Tuesday, August 31, 2010

An American journalist reports from China's west

By Anthony Vasquez


CARSON, Calif. — In light of recent ethnic violence in western China, the Chinese government has tried to emphasize that its policies are bringing prosperity to the region. One way of doing this is to give foreign reporters a guided tour.

Mary Kay Magistad, a reporter for Public Radio International’s The World, participated a few weeks ago in such a trip organized by the Foreign Ministry. In her blog posts and radio stories, she explains that the government has relaxed laws prohibiting foreign reporters from interviewing people, but that there is still local resistance to this change in policy.

Magistad traveled through the Xinjiang Uighur Autonomous Region, home to the Turkic-speaking and predominantly Muslim Uighurs and largely Tibetan Qinghai Province in western China. Though some in the government claim to want greater freedoms for foreign reporters, organizers of these government-sponsored trips include destinations to government-run factories or places where the people awaiting them toe the government’s line. In a Tibetan monastery in Qinghai, local officials stayed near. As she wrote in her blog:

The purpose of Foreign Ministry-organized trips has long been to sell a certain way of looking at an issue. The more sensitive the issue, the more careful the organizers tend to be to make sure foreign journalists don’t have time to stray off-piste.

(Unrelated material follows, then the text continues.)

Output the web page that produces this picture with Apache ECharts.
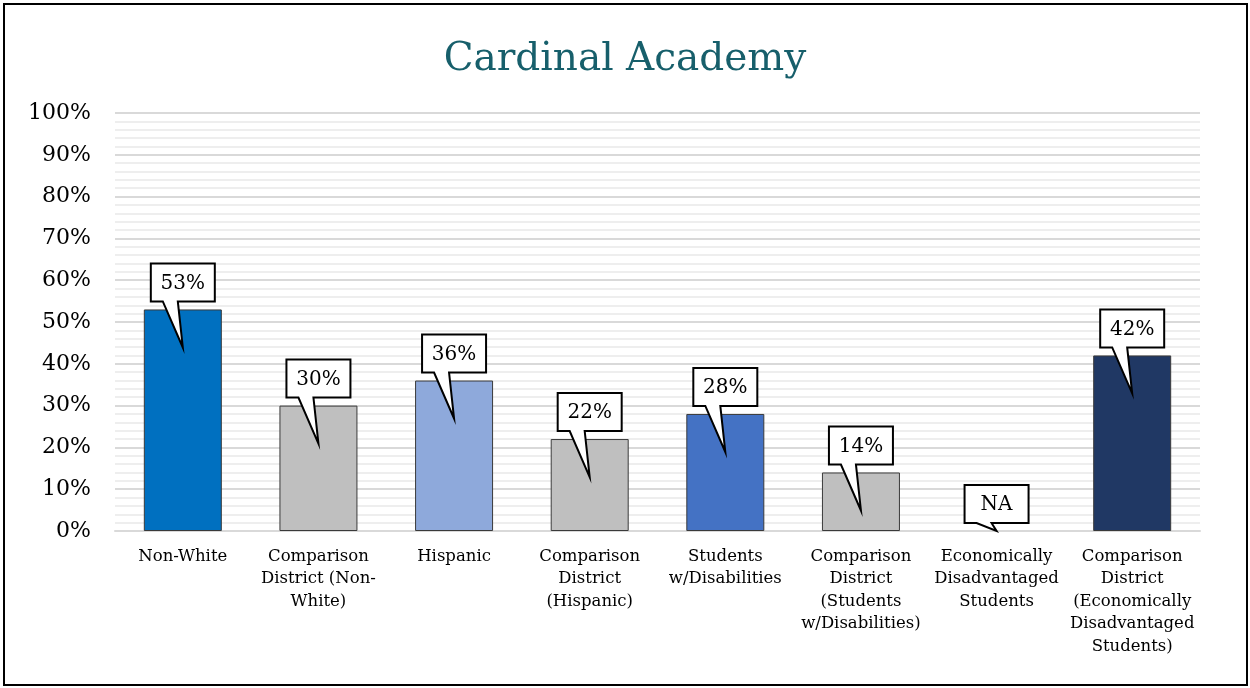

But she also said there are advantages to joining a government tour: reporters have the chance to speak to otherwise hard to interview government officials. Although she could have legally traveled on her own through these same areas, Magistad said that there is value in seeing both what is happening in these parts of China and how the Chinese government wants to generate its own story, one that glosses over the conquest and unequal development of these formerly independent lands.